Sort your results and spit them back to the user.
posted by drinkcoffee at 8:27 AM on February 22, 2008


drinkcoffee has a correct answer: this is how myself and a coworker wrote a simple radius search for a job map mashup this past year. Once you get everything geocoded, it's pretty simple to calculate radius. The folks at google have already taken care of reducing incomplete addresses to a geocode (like how you'll at least get a spot in oakland if you type in "oakland,ca" and nothing else into google maps), so take advantage of it! Cache geocodes aggressively because it will speed up your mapping application.
posted by fishfucker at 9:01 AM on February 22, 2008


Best answer: There isn't really going to be a viable non-visual way to get below the town level of detail, and once you get to that point you start needing decent map images for a visual search, so unless you hook into something like Google Maps (which could handle both mapping and geocoding) it's going to be tricky.

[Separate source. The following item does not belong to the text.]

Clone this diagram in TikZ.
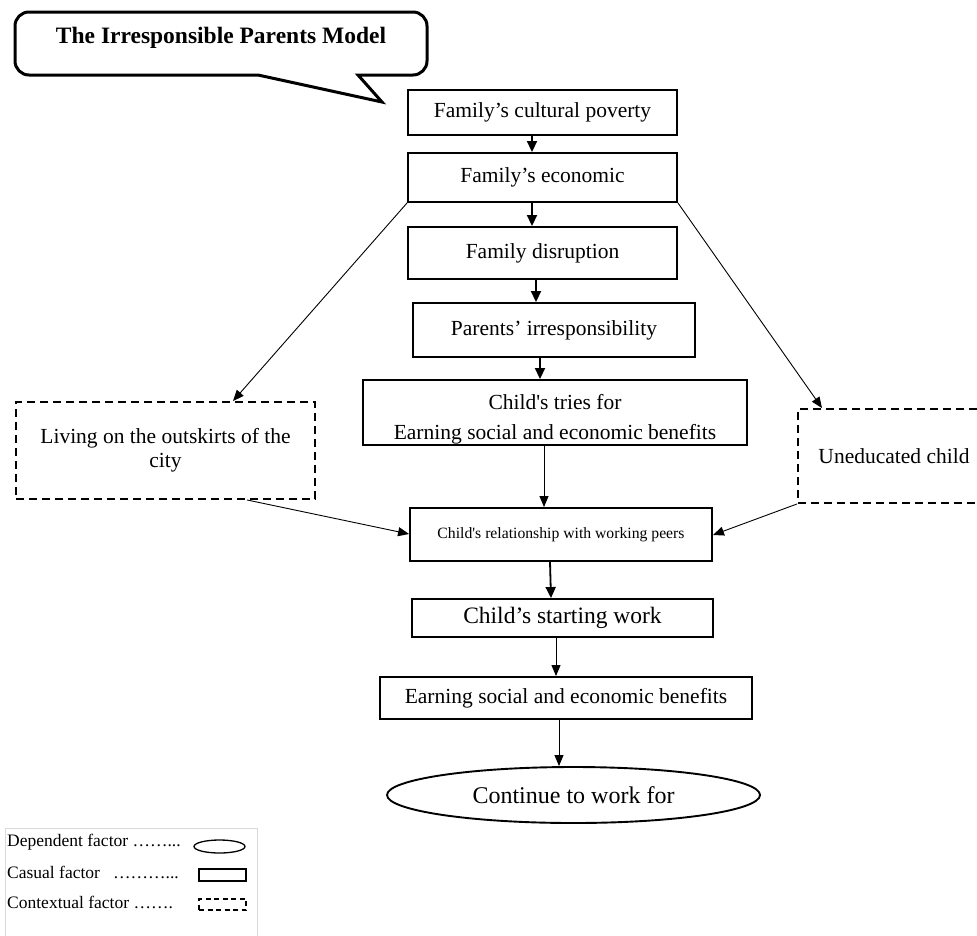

If you want a standalone solution, the best compromise I can think of is to allow postcode, town or clicking a UK map. Providing the map is projected for lat/long (rather than UK grid, which is what I worked with using OS maps) you can easily convert the image map x/y to give you a rough location to work with. You could then offer a second level of simple clickable map for major cities to arrive at more precise coords for those.
You might want to consider upgrading to sector level postcode->lat/long data; it's not much bigger but will make proximity searches a lot more effective (and would be precise enough to let you plot the results on the low-detail maps the user has clicked on).
posted by malevolent at 9:08 AM on February 22, 2008


The free GeoNames database may be helpful if you have to implement your own geolocation. Also, be aware of the spatial extensions in newer versions of MySQL (if that's how you roll).